Концепция Иванова, программно ориентированная на творчество Данте[855], имплицитно уравнивала нисходящего поэта и его читателя, получающего импульс к восхождению[856]. Следуя логике Иванова, можно было заключить, что всякий поэт есть прежде всего читатель поэта-предшественника, а всякий читатель истинной поэзии есть потенциальный поэт. В начале 1930-х гг. Мандельштам окончательно абсорбировал ивановскую модель[857] и до предела радикализировал ее исконный демократизм в духе акмеистической и неоламаркистской идеологии, распространив принцип равных возможностей на всякую тварь и на всё творение[858]. По Мандельштаму, не просто человек, но именно поэт-теург инволюционирует, открывая примитивным организмам путь к эволюции. Соответственно, их восхождение в логическом пределе должно завершаться их превращением не просто в людей, но именно в поэтов[859]. Таков, по-видимому, смысл, вложенный в строки: «Что, если Ариост и Тассо, обворожающие нас, / Чудовища с лазурным мозгом и чешуей из влажных глаз?» («Не искушай чужих наречий…», 1933)[860]. Это написано в одно время с «Разговором о Данте» с его темой редукции органов чувств (см. выше). Нисходя, поэт не просто отказывается от органов и функций восприятия – он их компрессирует и сплавляет воедино. Поскольку же непосредственным продуктом нисхождения, согласно Иванову, является творчество, столь экстремальное нисхождение увлекает за собой и поэтическое слово. Тем самым вновь мобилизуется «цеховой миф акмеизма, уходящий своими корнями в орфическое предание и в храмовую легенду вольных каменщиков, – миф о страждущем и спасительном слове-Логосе» [Ронен 2010][861]. Искупительное слово, послушное давнему императиву, возвращается «в музыку». Искусство адаптируется к новым, синтетичным органам восприятия. Оно консервируется, замирает, подобно мифической ласточке в ожидании весны, воспринимается не ушами, а глазами и т. п. Именно этот комплекс представлений и послужил Мандельштаму стимулом к привлечению гипотекста
Р. Д. Тименчик отмечает характерное для акмеистов
«подключени[е]» к другому тексту путем связывания своего начала с чужим концом: подключение происходит с учетом и обыгрыванием межтекстового пробела, паузы. Эта пауза, когда уже «отзвучал» чужой текст, а новый еще не начал существовать, является непосредственной предысторией текста …. «Первоначальная немота», предшествующая тексту, и по отношению к которой текст является как бы отказным движением, интериоризируется в текст. … [Тименчик 1981: 73].
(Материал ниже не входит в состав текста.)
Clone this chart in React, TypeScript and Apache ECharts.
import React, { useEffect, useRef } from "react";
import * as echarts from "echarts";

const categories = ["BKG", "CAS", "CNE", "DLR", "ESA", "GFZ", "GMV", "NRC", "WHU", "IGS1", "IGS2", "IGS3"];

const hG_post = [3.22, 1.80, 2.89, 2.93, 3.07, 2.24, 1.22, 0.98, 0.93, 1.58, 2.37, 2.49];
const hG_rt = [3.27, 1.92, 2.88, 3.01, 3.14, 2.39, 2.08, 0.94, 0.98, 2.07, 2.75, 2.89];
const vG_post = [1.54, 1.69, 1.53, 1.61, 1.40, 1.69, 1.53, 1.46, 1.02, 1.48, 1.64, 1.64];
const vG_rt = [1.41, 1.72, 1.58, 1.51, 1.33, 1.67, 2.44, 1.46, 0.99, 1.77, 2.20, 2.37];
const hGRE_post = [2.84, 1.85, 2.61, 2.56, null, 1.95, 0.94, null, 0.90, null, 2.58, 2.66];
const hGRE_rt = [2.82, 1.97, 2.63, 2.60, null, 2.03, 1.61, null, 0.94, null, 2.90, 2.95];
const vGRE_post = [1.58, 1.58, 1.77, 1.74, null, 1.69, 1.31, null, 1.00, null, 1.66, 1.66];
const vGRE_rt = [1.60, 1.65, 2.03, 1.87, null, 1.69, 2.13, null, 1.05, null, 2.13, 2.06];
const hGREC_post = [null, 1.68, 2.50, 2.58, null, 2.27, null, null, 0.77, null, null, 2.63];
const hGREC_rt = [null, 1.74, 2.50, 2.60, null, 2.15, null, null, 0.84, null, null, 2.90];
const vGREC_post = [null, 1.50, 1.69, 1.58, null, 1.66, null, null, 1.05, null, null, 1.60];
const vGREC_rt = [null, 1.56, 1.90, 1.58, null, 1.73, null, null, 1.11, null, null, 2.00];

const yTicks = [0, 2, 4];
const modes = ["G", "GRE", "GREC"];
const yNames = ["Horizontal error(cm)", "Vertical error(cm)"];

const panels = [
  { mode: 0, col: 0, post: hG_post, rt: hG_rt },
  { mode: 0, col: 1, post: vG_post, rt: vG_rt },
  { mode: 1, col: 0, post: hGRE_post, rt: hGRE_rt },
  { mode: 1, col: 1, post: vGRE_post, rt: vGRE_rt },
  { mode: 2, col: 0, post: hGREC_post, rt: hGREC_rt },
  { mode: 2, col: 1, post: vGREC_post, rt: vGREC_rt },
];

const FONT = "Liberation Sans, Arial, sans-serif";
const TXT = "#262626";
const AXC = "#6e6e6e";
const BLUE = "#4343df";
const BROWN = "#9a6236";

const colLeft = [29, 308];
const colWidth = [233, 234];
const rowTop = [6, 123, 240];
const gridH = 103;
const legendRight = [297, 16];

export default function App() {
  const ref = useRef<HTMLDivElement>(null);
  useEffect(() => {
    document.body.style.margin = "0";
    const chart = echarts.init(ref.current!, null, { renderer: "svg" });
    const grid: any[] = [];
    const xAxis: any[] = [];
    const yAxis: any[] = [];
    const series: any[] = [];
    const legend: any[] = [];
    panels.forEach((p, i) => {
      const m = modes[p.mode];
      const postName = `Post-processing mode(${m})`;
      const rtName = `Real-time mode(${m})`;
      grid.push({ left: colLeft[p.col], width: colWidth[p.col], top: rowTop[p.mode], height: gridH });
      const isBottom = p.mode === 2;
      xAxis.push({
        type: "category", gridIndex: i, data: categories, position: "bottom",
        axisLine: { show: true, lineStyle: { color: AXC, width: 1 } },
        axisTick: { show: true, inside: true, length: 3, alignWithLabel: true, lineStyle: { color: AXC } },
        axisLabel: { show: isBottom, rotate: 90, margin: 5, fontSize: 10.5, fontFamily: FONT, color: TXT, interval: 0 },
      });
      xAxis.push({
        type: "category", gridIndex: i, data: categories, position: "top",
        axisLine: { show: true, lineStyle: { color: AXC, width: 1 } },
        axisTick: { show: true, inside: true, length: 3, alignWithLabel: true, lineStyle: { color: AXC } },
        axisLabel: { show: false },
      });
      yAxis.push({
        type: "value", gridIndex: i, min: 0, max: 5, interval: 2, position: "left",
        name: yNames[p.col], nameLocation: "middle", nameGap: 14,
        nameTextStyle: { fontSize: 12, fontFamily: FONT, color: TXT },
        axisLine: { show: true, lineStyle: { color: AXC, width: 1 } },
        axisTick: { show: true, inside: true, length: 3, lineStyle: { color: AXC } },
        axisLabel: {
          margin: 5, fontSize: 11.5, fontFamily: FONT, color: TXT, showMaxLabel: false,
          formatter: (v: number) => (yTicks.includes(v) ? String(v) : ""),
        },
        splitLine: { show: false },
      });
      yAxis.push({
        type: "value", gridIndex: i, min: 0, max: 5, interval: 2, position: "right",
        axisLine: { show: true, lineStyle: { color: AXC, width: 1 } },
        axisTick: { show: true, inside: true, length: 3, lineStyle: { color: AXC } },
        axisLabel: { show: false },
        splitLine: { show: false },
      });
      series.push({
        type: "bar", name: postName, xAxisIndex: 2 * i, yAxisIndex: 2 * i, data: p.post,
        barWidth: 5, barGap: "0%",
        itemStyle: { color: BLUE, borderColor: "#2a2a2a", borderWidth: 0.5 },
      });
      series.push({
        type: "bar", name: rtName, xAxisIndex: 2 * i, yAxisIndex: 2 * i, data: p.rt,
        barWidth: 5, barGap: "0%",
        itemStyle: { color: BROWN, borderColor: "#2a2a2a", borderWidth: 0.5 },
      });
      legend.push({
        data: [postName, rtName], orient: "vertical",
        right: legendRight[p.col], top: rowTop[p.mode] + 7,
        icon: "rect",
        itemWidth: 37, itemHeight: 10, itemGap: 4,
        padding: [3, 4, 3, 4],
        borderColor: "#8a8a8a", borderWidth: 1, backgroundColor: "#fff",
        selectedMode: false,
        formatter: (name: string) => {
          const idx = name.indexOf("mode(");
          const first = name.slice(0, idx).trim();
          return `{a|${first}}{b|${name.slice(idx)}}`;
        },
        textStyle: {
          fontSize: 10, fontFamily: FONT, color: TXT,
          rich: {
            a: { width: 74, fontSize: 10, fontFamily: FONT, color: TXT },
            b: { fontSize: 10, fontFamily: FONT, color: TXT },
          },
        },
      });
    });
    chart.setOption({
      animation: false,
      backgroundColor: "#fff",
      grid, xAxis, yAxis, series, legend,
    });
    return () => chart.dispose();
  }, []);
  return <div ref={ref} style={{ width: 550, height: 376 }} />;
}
Молчание, повисающее между текстом и его подтекстом, – это и есть знак восхождения, импульс к которому исходит от поэта-предшественника.
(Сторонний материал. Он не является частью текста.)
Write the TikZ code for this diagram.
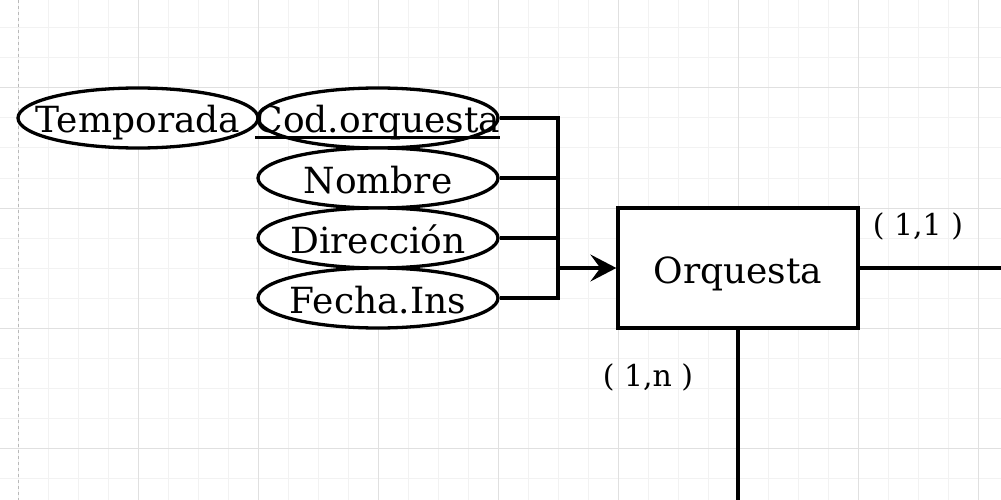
\documentclass[tikz,border=0pt]{standalone}
\usepackage{fontspec}
\setmainfont{DejaVu Serif}
\usetikzlibrary{arrows.meta,shapes.geometric}
\definecolor{gminor}{HTML}{F2F2F2}
\definecolor{gmajor}{HTML}{E0E0E0}
\newcommand{\zw}[1]{\makebox[0pt]{#1}}
\begin{document}
\begin{tikzpicture}[x=1pt,y=-1pt,
  attr/.style={ellipse,draw=black,fill=white,line width=3.3pt,minimum width=240pt,minimum height=60pt,inner sep=0pt,text height=30pt,text depth=0pt,font=\fontsize{36}{40}\selectfont},
  entity/.style={rectangle,draw=black,fill=white,line width=3.3pt,minimum width=240pt,minimum height=120pt,inner sep=0pt,text height=30pt,text depth=0pt,font=\fontsize{36}{40}\selectfont},
  lbl/.style={inner sep=0pt,font=\fontsize{30}{34}\selectfont},
  conn/.style={draw=black,line width=3.3pt},
  gridminor/.style={draw=gminor,line width=1pt},
  gridmajor/.style={draw=gmajor,line width=1pt}]
\path[use as bounding box, fill=white] (0,0) rectangle (1001,500);
\foreach \x in {18,48,...,1000} \draw[gridminor] (\x,0) -- (\x,500);
\foreach \y in {28,58,...,499} \draw[gridminor] (0,\y) -- (1001,\y);
\foreach \x in {138,258,...,1000} \draw[gridmajor] (\x,0) -- (\x,500);
\foreach \y in {88,208,...,499} \draw[gridmajor] (0,\y) -- (1001,\y);
\draw[gray!55,dashed,line width=1pt] (18,0) -- (18,500);

\node[attr] (temp) at (138,118) {\zw{Temporada}};
\node[attr] (cod) at (378,118) {\zw{Cod.orquesta}};
\node[attr] (nom) at (378,178) {\zw{Nombre}};
\node[attr] (dir) at (378,238) {\zw{Dirección}};
\node[attr] (fec) at (378,298) {\zw{Fecha.Ins}};
\draw[line width=2.8pt] (255,137.5) -- (500,137.5);

\node[entity] (orq) at (738,268) {Orquesta};

\coordinate (j) at (558,268);
\coordinate (r) at (1001,268);
\coordinate (bt) at (738,500);

\draw[conn] (cod.east) -| (j);
\draw[conn] (nom.east) -| (j);
\draw[conn] (dir.east) -| (j);
\draw[conn] (fec.east) -| (j);
\draw[conn,-{Stealth[length=26pt,width=27pt,inset=10pt]}] (j) -- (orq.west);
\draw[conn] (orq.east) -- (r);
\draw[conn] (orq.south) -- (bt);

\node[lbl] (l11) at (918,226) {( 1,1 )};
\node[lbl] (l1n) at (648,377) {( 1,n )};
\end{tikzpicture}
\end{document}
Концепция творческого акта как результата нисхождения дает возможность по-особому взглянуть и на всю мандельштамовскую практику подтекстообразования. Совершая нисхождение, поэт ступает туда, куда прежде ступали его предшественники. Ступая на очередную ступень, поэт ступает поверх следа чужой стопы[862]. Точно так же, произнося слово, поэт вторит слову своего предшественника, а тот – своего.
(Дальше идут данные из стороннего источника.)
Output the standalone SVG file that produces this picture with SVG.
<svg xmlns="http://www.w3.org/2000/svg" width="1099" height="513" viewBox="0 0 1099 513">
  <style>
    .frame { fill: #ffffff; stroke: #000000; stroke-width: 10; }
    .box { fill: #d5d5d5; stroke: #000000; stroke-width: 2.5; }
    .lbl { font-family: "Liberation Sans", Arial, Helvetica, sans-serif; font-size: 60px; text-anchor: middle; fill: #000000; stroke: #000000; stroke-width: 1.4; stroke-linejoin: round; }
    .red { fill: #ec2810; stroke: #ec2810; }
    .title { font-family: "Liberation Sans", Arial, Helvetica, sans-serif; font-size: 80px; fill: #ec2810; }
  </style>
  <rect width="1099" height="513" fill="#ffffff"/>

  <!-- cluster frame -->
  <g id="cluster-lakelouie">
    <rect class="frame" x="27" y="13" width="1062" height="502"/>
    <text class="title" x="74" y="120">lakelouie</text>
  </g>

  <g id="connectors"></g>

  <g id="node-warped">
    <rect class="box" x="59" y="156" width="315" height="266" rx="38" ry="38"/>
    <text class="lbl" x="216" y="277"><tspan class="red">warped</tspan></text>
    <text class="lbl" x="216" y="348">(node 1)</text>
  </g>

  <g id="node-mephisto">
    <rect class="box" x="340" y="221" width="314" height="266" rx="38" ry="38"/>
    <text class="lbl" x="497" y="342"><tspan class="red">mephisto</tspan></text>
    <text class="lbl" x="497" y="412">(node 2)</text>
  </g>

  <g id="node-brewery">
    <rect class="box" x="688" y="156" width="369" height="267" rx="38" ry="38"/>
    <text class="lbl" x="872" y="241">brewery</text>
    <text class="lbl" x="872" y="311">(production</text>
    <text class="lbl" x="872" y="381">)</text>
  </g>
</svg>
Возложенная на поэта-теурга сотериологическая миссия владела воображением Мандельштама на всем протяжении зрелого творчества, являясь как бы гипотекстом второго уровня[863]. Не вызывает сомнений, что очерченный выше круг гипотекстов, восходящих к востребованным акмеистами различным мистико-эстетическим программам и прежде всего к учению Иванова, будет в дальнейшем существенно расширен за счет изучения других произведений Мандельштама в соответствующем ракурсе.